To determine how the withdrawal from the market of the rotavirus vaccine has affected physicians' trust in vaccine safety mechanisms, future adherence to vaccine recommendations, and willingness to use a new rotavirus vaccine.
National survey mailed to 1228 randomly selected pediatricians and family physicians.
Main Outcome Measures
Confidence in vaccine safety mechanisms was defined by agreement with the statements that the system for determining vaccine safety before a vaccine is licensed works well and that the system for monitoring vaccine safety after vaccine licensure works well. Physicians who indicated that they would use a new rotavirus vaccine within 1 year of licensure and recommendation by professional organizations were classified as "early adopters." Logistic regression was used to assess the relationship between trust in vaccine safety mechanisms and future early adoption of new rotavirus vaccines.
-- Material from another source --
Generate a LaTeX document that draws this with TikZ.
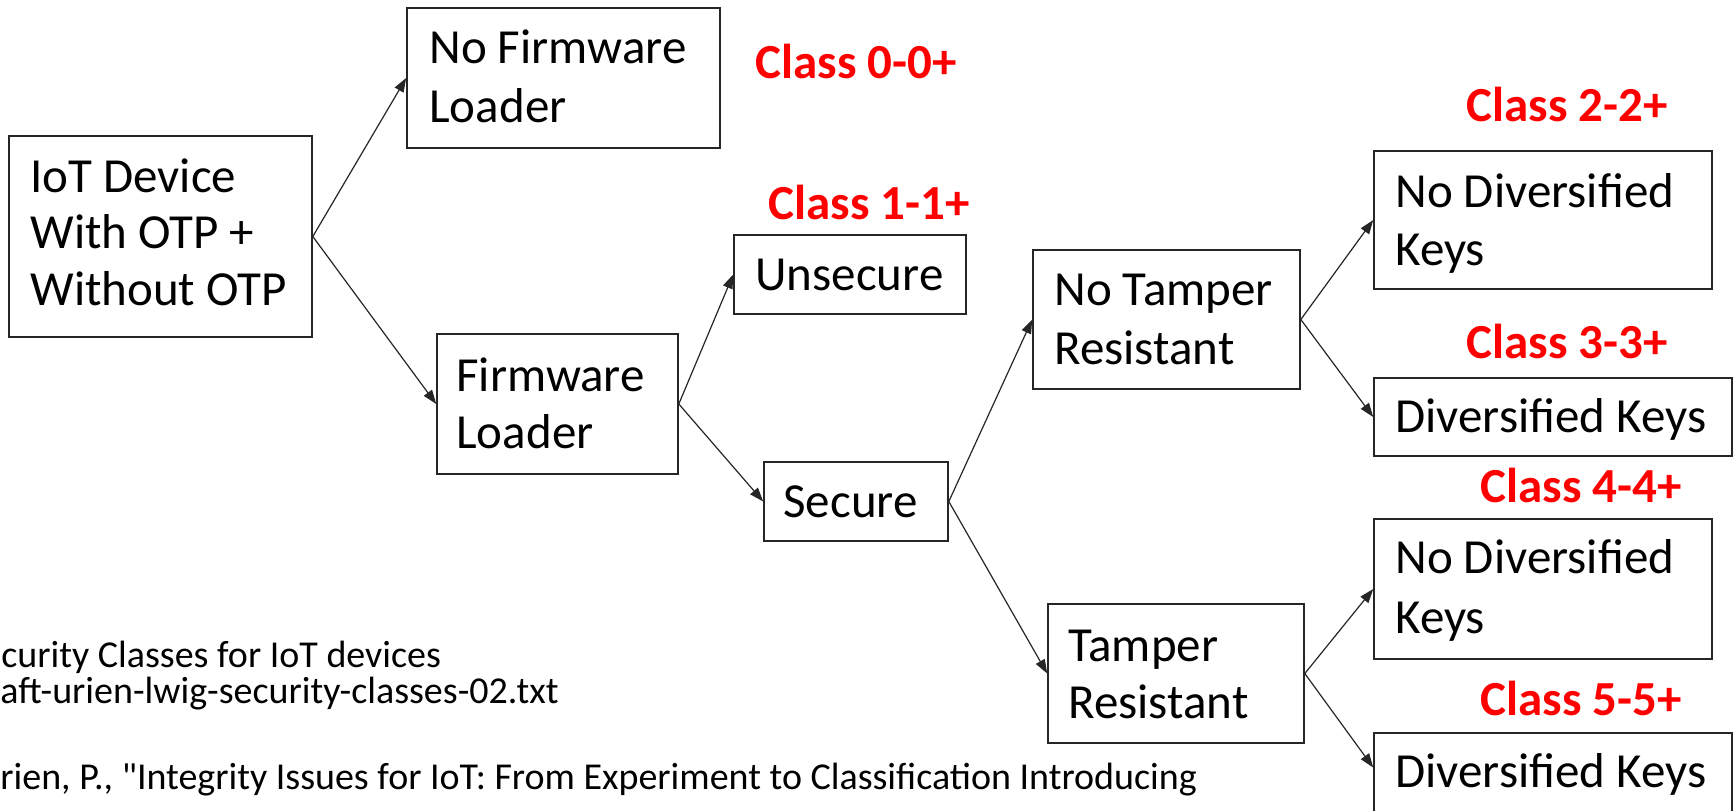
\documentclass[tikz,border=0pt]{standalone}
\usepackage{fontspec}
\setmainfont{Carlito}
\newfontfamily\notefont{Carlito}[Ligatures=TeXOff]
\usetikzlibrary{arrows.meta,fit}
\definecolor{classred}{RGB}{255,0,0}
\tikzset{
  box/.style={draw=black!85, line width=0.8pt, inner sep=0pt, rectangle},
  txt/.style={anchor=base west, inner sep=0pt, font=\fontsize{24.5pt}{28pt}\selectfont},
  cls/.style={anchor=base west, inner sep=0pt, text=classred, font=\fontsize{24.5pt}{28pt}\selectfont\bfseries},
  note/.style={anchor=base west, inner sep=0pt, font=\notefont\fontsize{19pt}{22pt}\selectfont},
  arr/.style={draw=black!85, line width=0.6pt, -{Triangle[length=7pt,width=5pt]}}
}
\begin{document}
\begin{tikzpicture}[x=0.5pt,y=-0.5pt]
\useasboundingbox (0,0) rectangle (1734,810);
\clip (0,0) rectangle (1734,810);
\fill[white] (0,0) rectangle (1734,810);

% boxes
\node[box, fit={(9,136) (312,337)}] (iot) {};
\node[box, fit={(407,8) (720,148)}] (nofw) {};
\node[box, fit={(437,334) (678,474)}] (fw) {};
\node[box, fit={(734,235) (966,314)}] (unsec) {};
\node[box, fit={(764,462) (948,541)}] (sec) {};
\node[box, fit={(1033,250) (1300,389)}] (notr) {};
\node[box, fit={(1048,604) (1304,743)}] (tr) {};
\node[box, fit={(1374,151) (1712,289)}] (ndka) {};
\node[box, fit={(1374,378) (1732,456)}] (dka) {};
\node[box, fit={(1374,519) (1712,659)}] (ndkb) {};
\node[box, fit={(1374,733) (1732,814)}] (dkb) {};

% box texts
\node[txt] (iott1) at (30,192) {IoT Device};
\node[txt] (iott2) at (30,248) {With OTP +};
\node[txt] (iott3) at (30,305) {Without OTP};
\node[txt] (nofwt1) at (429,63) {No Firmware};
\node[txt] (nofwt2) at (429,122) {Loader};
\node[txt] (fwt1) at (456,391) {Firmware};
\node[txt] (fwt2) at (456,448) {Loader};
\node[txt] (unsect) at (755,290) {Unsecure};
\node[txt] (sect) at (783,517) {Secure};
\node[txt] (notrt1) at (1054,305) {No Tamper};
\node[txt] (notrt2) at (1054,364) {Resistant};
\node[txt] (trt1) at (1068,661) {Tamper};
\node[txt] (trt2) at (1068,718) {Resistant};
\node[txt] (ndkat1) at (1395,207) {No Diversified};
\node[txt] (ndkat2) at (1395,265) {Keys};
\node[txt] (dkat) at (1395,432) {Diversified Keys};
\node[txt] (ndkbt1) at (1395,573) {No Diversified};
\node[txt] (ndkbt2) at (1395,633) {Keys};
\node[txt] (dkbt) at (1395,787) {Diversified Keys};

% class labels
\node[cls] (c0) at (755,78) {Class 0-0+};
\node[cls] (c1) at (768,219) {Class 1-1+};
\node[cls] (c2) at (1466,121) {Class 2-2+};
\node[cls] (c3) at (1466,358) {Class 3-3+};
\node[cls] (c4) at (1480,502) {Class 4-4+};
\node[cls] (c5) at (1480,715) {Class 5-5+};

% notes
\node[note] (n1) at (1,667) {curity Classes for IoT devices};
\node[note] (n2) at (0,703) {aft-urien-lwig-security-classes-02.txt};
\node[note] (n3) at (0,789) {rien, P., "Integrity Issues for IoT: From Experiment to Classification Introducing};

% connectors
\draw[arr] (iot.east) -- (nofw.west);
\draw[arr] (iot.east) -- (fw.west);
\draw[arr] (fw.east) -- (unsec.west);
\draw[arr] (fw.east) -- (sec.west);
\draw[arr] (sec.east) -- (notr.west);
\draw[arr] (sec.east) -- (tr.west);
\draw[arr] (notr.east) -- (ndka.west);
\draw[arr] (notr.east) -- (dka.west);
\draw[arr] (tr.east) -- (ndkb.west);
\draw[arr] (tr.east) -- ([yshift=3pt]dkb.west);
\end{tikzpicture}
\end{document}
Following the withdrawal of the rotavirus vaccine, 83% of respondents believed the postlicensure surveillance system works well to monitor vaccine safety, while 22% of respondents believed the prelicensure system works well to determine vaccine safety. After adjusting for physician specialty and years in practice, respondents who believed the prelicensure vaccine safety system works well were significantly more likely to be early adopters than those with less confidence in prelicensure studies (adjusted odds ratio, 2.2 [95% confidence interval, 1.3-3.6]).
Physicians have different levels of trust in prelicensure studies that determine vaccine safety and postlicensure surveillance systems that monitor vaccine safety. Trust in prelicensure vaccine safety evaluations may be associated with early adherence to new vaccine recommendations.